In other words, the system is designed so that “something can always move somewhere”. That is what it means to embed autonomy, distribution, and asynchrony into operations.

7. Autonomy, Distribution, and Asynchrony in Energy and Off-Grid Systems

Applied to energy, these principles naturally lead to off-grid and semi-off-grid architectures. Large, centralized grids assume continuous connectivity and global synchronization.
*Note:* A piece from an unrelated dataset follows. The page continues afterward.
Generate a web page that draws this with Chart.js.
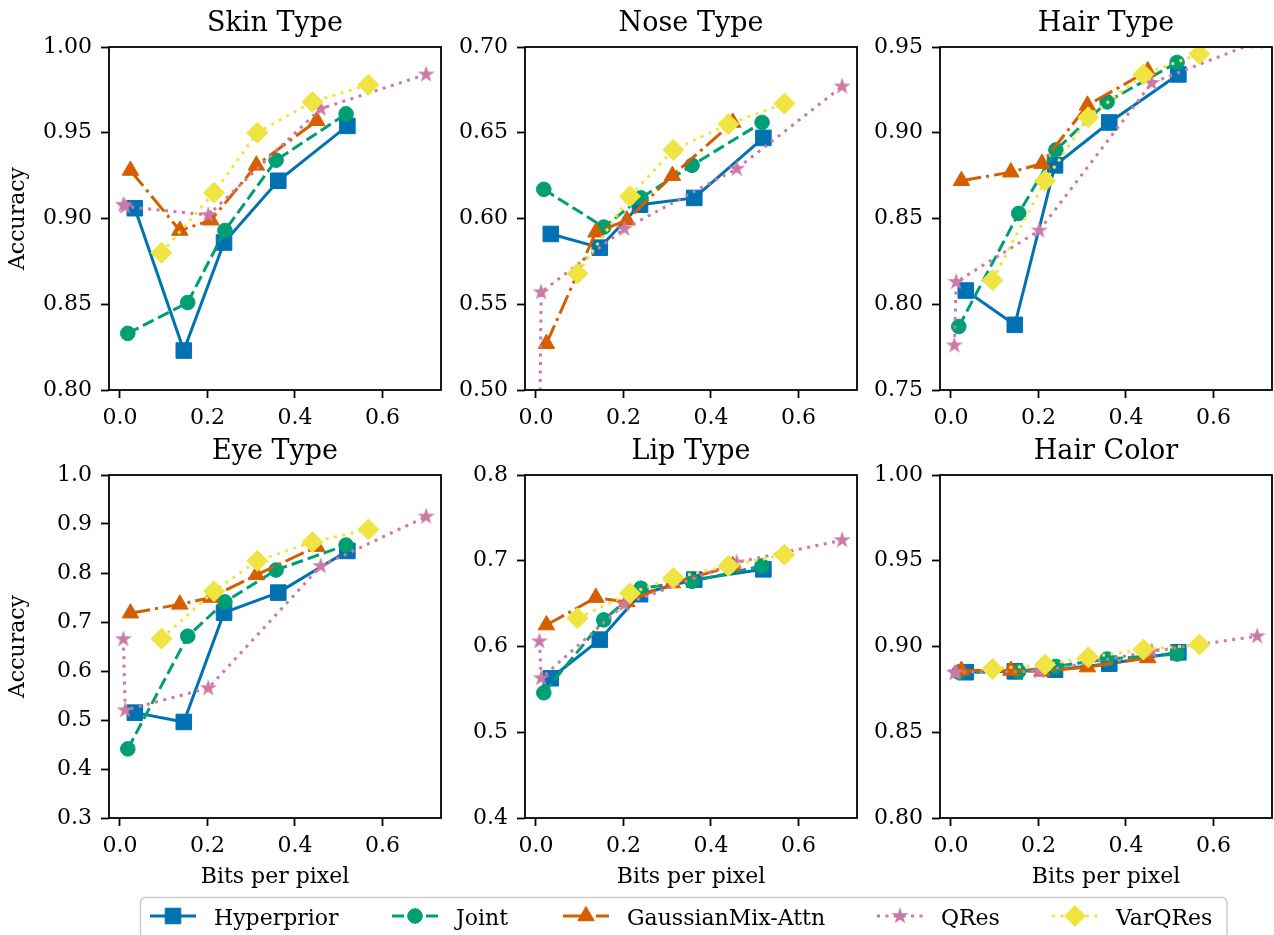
<!DOCTYPE html>
<html>
<head>
<meta charset="utf-8">
<script src="https://cdn.jsdelivr.net/npm/chart.js@4.4.1/dist/chart.umd.min.js"></script>
<style>
  body { margin: 0; background: #fff; }
  #fig { position: relative; width: 1274px; height: 935px; overflow: hidden; background: #fff; }
  #fig canvas { position: absolute; }
</style>
</head>
<body>
<div id="fig"></div>
<script>
// --- Data ---

// bits per pixel of every model (the same in all six panels)
const hyperBpp = [0.034, 0.146, 0.238, 0.362, 0.520];
const jointBpp = [0.018, 0.155, 0.240, 0.357, 0.517];
const gmaBpp   = [0.024, 0.137, 0.208, 0.312, 0.450];
const qresBpp  = [0.008, 0.012, 0.202, 0.459, 0.700];
const varBpp   = [0.095, 0.215, 0.314, 0.440, 0.568];

const modelNames = ['Hyperprior', 'Joint', 'GaussianMix-Attn', 'QRes', 'VarQRes'];
const panelTitles = ['Skin Type', 'Nose Type', 'Hair Type', 'Eye Type', 'Lip Type', 'Hair Color'];

// accuracy, one row per model in the order of modelNames
const skinAcc = [
    [0.906, 0.823, 0.886, 0.922, 0.954],
    [0.833, 0.851, 0.893, 0.934, 0.961],
    [0.928, 0.893, 0.899, 0.931, 0.957],
    [0.908, 0.907, 0.902, 0.964, 0.984],
    [0.880, 0.915, 0.950, 0.968, 0.978]
];
const noseAcc = [
    [0.591, 0.583, 0.608, 0.612, 0.647],
    [0.617, 0.595, 0.612, 0.631, 0.656],
    [0.527, 0.592, 0.599, 0.625, 0.656],
    [0.460, 0.557, 0.594, 0.629, 0.677],
    [0.568, 0.613, 0.640, 0.655, 0.667]
];
const hairAcc = [
    [0.808, 0.788, 0.881, 0.906, 0.934],
    [0.787, 0.853, 0.890, 0.918, 0.941],
    [0.872, 0.877, 0.882, 0.916, 0.936],
    [0.776, 0.813, 0.843, 0.929, 0.953],
    [0.814, 0.872, 0.909, 0.934, 0.946]
];
const eyeAcc = [
    [0.515, 0.496, 0.719, 0.760, 0.845],
    [0.441, 0.671, 0.741, 0.806, 0.857],
    [0.718, 0.736, 0.750, 0.796, 0.854],
    [0.665, 0.520, 0.565, 0.814, 0.915],
    [0.666, 0.763, 0.825, 0.863, 0.889]
];
const lipAcc = [
    [0.563, 0.608, 0.661, 0.678, 0.690],
    [0.546, 0.631, 0.668, 0.676, 0.694],
    [0.625, 0.657, 0.652, 0.674, 0.694],
    [0.606, 0.563, 0.649, 0.698, 0.724],
    [0.633, 0.662, 0.680, 0.694, 0.707]
];
const hairColorAcc = [
    [0.885, 0.8855, 0.8865, 0.890, 0.8966],
    [0.885, 0.8855, 0.8884, 0.8927, 0.8956],
    [0.886, 0.886, 0.8855, 0.888, 0.8933],
    [0.8846, 0.885, 0.8855, 0.8972, 0.906],
    [0.8869, 0.8894, 0.8937, 0.8982, 0.9011]
];

// tick labels
const xTicks = [0.0, 0.2, 0.4, 0.6];
const skinTicks = [0.80, 0.85, 0.90, 0.95, 1.00];
const noseTicks = [0.50, 0.55, 0.60, 0.65, 0.70];
const hairTicks = [0.75, 0.80, 0.85, 0.90, 0.95];
const eyeTicks = [0.3, 0.4, 0.5, 0.6, 0.7, 0.8, 0.9, 1.0];
const lipTicks = [0.4, 0.5, 0.6, 0.7, 0.8];
const hairColorTicks = [0.80, 0.85, 0.90, 0.95, 1.00];

const allBpp = [hyperBpp, jointBpp, gmaBpp, qresBpp, varBpp];
const allAcc = [skinAcc, noseAcc, hairAcc, eyeAcc, lipAcc, hairColorAcc];
const allTicks = [skinTicks, noseTicks, hairTicks, eyeTicks, lipTicks, hairColorTicks];


// --- Styles and layout ---

const FONT = "'DejaVu Serif', serif";
Chart.defaults.font.family = FONT;
Chart.defaults.color = '#000';

// filled 5 point star, like matplotlib's '*'
function makeStar(color, r) {
    let c = document.createElement('canvas');
    c.width = c.height = Math.ceil(r * 2 + 2);
    let g = c.getContext('2d');
    let cx = c.width / 2, cy = c.height / 2;
    g.beginPath();
    for (let k = 0; k < 10; k++) {
        let rr = k % 2 === 0 ? r : r * 0.382;
        let a = -Math.PI / 2 + k * Math.PI / 5;
        g.lineTo(cx + rr * Math.cos(a), cy + rr * Math.sin(a));
    }
    g.closePath();
    g.fillStyle = color;
    g.fill();
    return c;
}

const seriesStyle = [
    { color: '#0072B2', dash: [], marker: 'rect', radius: 11 },
    { color: '#009E73', dash: [12, 5], marker: 'circle', radius: 7.3 },
    { color: '#D55E00', dash: [20, 5, 3, 5], marker: 'triangle', radius: 9.5 },
    { color: '#CC79A7', dash: [3, 5.5], marker: makeStar('#CC79A7', 9), radius: 8 },
    { color: '#F0E442', dash: [3, 5.5], marker: 'rectRot', radius: 10.5 }
];

const colLeft = [109, 524.5, 940];
const rowTop = [47, 475];
const axesW = 332, axesH = 343;
const yAxisW = 105, titleH = 45;
const xMin = -0.025, xMax = 0.734;

// black box round each plot area
const framePlugin = {
    id: 'frame',
    afterDraw(chart) {
        let a = chart.chartArea;
        let ctx = chart.ctx;
        ctx.save();
        ctx.strokeStyle = '#000';
        ctx.lineWidth = 1.8;
        ctx.strokeRect(a.left, a.top, a.right - a.left, a.bottom - a.top);
        ctx.restore();
    }
};

let fig = document.getElementById('fig');

function makePanel(i) {
    let col = i % 3, row = Math.floor(i / 3);
    let xAxisH = row === 1 ? 72 : 40;
    let canvas = document.createElement('canvas');
    // same margin on both sides so the title sits over the middle of the plot
    canvas.width = yAxisW + axesW + yAxisW;
    canvas.height = titleH + axesH + xAxisH;
    canvas.style.left = (colLeft[col] - yAxisW) + 'px';
    canvas.style.top = (rowTop[row] - titleH) + 'px';
    fig.appendChild(canvas);

    let yTicks = allTicks[i];
    let decimals = (i === 3 || i === 4) ? 1 : 2;

    let datasets = seriesStyle.map((s, k) => ({
        label: modelNames[k],
        data: allBpp[k].map((x, j) => ({ x: x, y: allAcc[i][k][j] })),
        showLine: true,
        tension: 0,
        borderColor: s.color,
        backgroundColor: s.color,
        borderWidth: 3,
        borderDash: s.dash,
        pointStyle: s.marker,
        pointRadius: s.radius,
        pointHoverRadius: s.radius,
        pointBorderWidth: 1,
        pointBorderColor: s.color,
        pointBackgroundColor: s.color,
        order: 5 - k, // later models drawn on top
        clip: 0
    }));

    new Chart(canvas.getContext('2d'), {
        type: 'scatter',
        data: { datasets: datasets },
        options: {
            responsive: false,
            animation: false,
            events: [],
            layout: { padding: 0 },
            plugins: {
                legend: { display: false },
                tooltip: { enabled: false },
                title: {
                    display: true,
                    text: panelTitles[i],
                    font: { size: 27, weight: 'normal', family: FONT },
                    color: '#000',
                    padding: { top: 6.1, bottom: 6.5 }
                }
            },
            scales: {
                x: {
                    type: 'linear',
                    min: xMin,
                    max: xMax,
                    afterFit: scale => { scale.height = xAxisH; },
                    afterBuildTicks: scale => { scale.ticks = xTicks.map(v => ({ value: v })); },
                    ticks: {
                        autoSkip: false,
                        maxRotation: 0,
                        padding: 7,
                        font: { size: 22, family: FONT },
                        color: '#000',
                        callback: v => v.toFixed(1)
                    },
                    grid: { display: true, drawOnChartArea: false, tickLength: 8, tickWidth: 1.8, tickColor: '#000' },
                    border: { display: false },
                    title: {
                        display: row === 1,
                        text: 'Bits per pixel',
                        font: { size: 22, family: FONT },
                        color: '#000',
                        padding: { top: 0, bottom: 0 }
                    }
                },
                y: {
                    type: 'linear',
                    min: yTicks[0],
                    max: yTicks[yTicks.length - 1],
                    afterFit: scale => { scale.width = yAxisW; },
                    afterBuildTicks: scale => { scale.ticks = yTicks.map(v => ({ value: v })); },
                    ticks: {
                        autoSkip: false,
                        padding: 9,
                        font: { size: 22, family: FONT },
                        color: '#000',
                        callback: v => v.toFixed(decimals)
                    },
                    grid: { display: true, drawOnChartArea: false, tickLength: 8, tickWidth: 1.8, tickColor: '#000' },
                    border: { display: false },
                    title: {
                        display: col === 0,
                        text: 'Accuracy',
                        font: { size: 22, family: FONT },
                        color: '#000',
                        padding: { top: 1, bottom: 0 }
                    }
                },
                // empty spacer on the right, mirrors the left axis width
                ySpacer: {
                    type: 'linear',
                    position: 'right',
                    display: true,
                    afterFit: scale => { scale.width = yAxisW; },
                    ticks: { display: false },
                    grid: { display: false },
                    border: { display: false }
                }
            }
        },
        plugins: [framePlugin]
    });
}

for (let i = 0; i < 6; i++) makePanel(i);


// --- Legend along the bottom ---

const legendTop = 880;
const legendCenters = [173, 415, 586, 900, 1075];

const legendPlugin = {
    id: 'bottomLegend',
    afterDraw(chart) {
        let ctx = chart.ctx;
        let y = 916 - legendTop;
        ctx.save();
        // frame
        ctx.beginPath();
        ctx.roundRect(140.5, 897.5 - legendTop, 1086.5, 60, 5);
        ctx.fillStyle = 'rgba(255,255,255,0.8)';
        ctx.fill();
        ctx.strokeStyle = '#cccccc';
        ctx.lineWidth = 1.5;
        ctx.stroke();

        chart.data.datasets.forEach((ds, k) => {
            let s = seriesStyle[k];
            let cx = legendCenters[k];
            ctx.save();
            ctx.beginPath();
            ctx.setLineDash(s.dash);
            ctx.strokeStyle = s.color;
            ctx.lineWidth = 3;
            ctx.moveTo(cx - 23, y);
            ctx.lineTo(cx + 23, y);
            ctx.stroke();
            ctx.restore();

            ctx.fillStyle = s.color;
            ctx.strokeStyle = s.color;
            ctx.lineWidth = 1;
            Chart.helpers.drawPoint(ctx, { pointStyle: s.marker, radius: s.radius, rotation: 0, borderWidth: 1 }, cx, y);

            ctx.fillStyle = '#000';
            ctx.font = '22px ' + FONT;
            ctx.textBaseline = 'alphabetic';
            ctx.textAlign = 'left';
            ctx.fillText(ds.label, cx + 41, 925 - legendTop);
        });
        ctx.restore();
    }
};

let legendCanvas = document.createElement('canvas');
legendCanvas.width = 1274;
legendCanvas.height = 55;
legendCanvas.style.left = '0px';
legendCanvas.style.top = legendTop + 'px';
fig.appendChild(legendCanvas);

new Chart(legendCanvas.getContext('2d'), {
    type: 'scatter',
    data: { datasets: modelNames.map(n => ({ label: n, data: [] })) },
    options: {
        responsive: false,
        animation: false,
        events: [],
        plugins: { legend: { display: false }, tooltip: { enabled: false } },
        scales: { x: { display: false }, y: { display: false } }
    },
    plugins: [legendPlugin]
});
</script>
</body>
</html>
In a fragmented world, this assumption itself becomes a risk.

In an off-grid context:

  • Autonomy means each site has its own primary power source and control logic.
  • Distribution means power generation and storage are spread across multiple units, not concentrated in a single large plant.
  • Asynchrony means each local system operates without requiring strict frequency or timing synchronization with a central grid.

This is not an ideological stance, but a system design consequence: if we start from the premise of fragmentation and design for long-term continuous operation, off-grid architectures emerge naturally as a stable solution.

8. Conclusion — Designing on the Premise of Fragmentation

Autonomy, distribution, and asynchrony are not tools for “overcoming” fragmentation. They are design principles for coexisting with a fragmented world.

Instead of trying to make everything uniform and tightly coupled, we deliberately choose structures that continue to function even when things are not aligned.

That is what it means to design on the premise of fragmentation: avoid unnecessary concentrations, accept time lags, and let different parts decide and move within their own responsibility. In the next steps of this series, we will translate these principles into concrete architectures and products.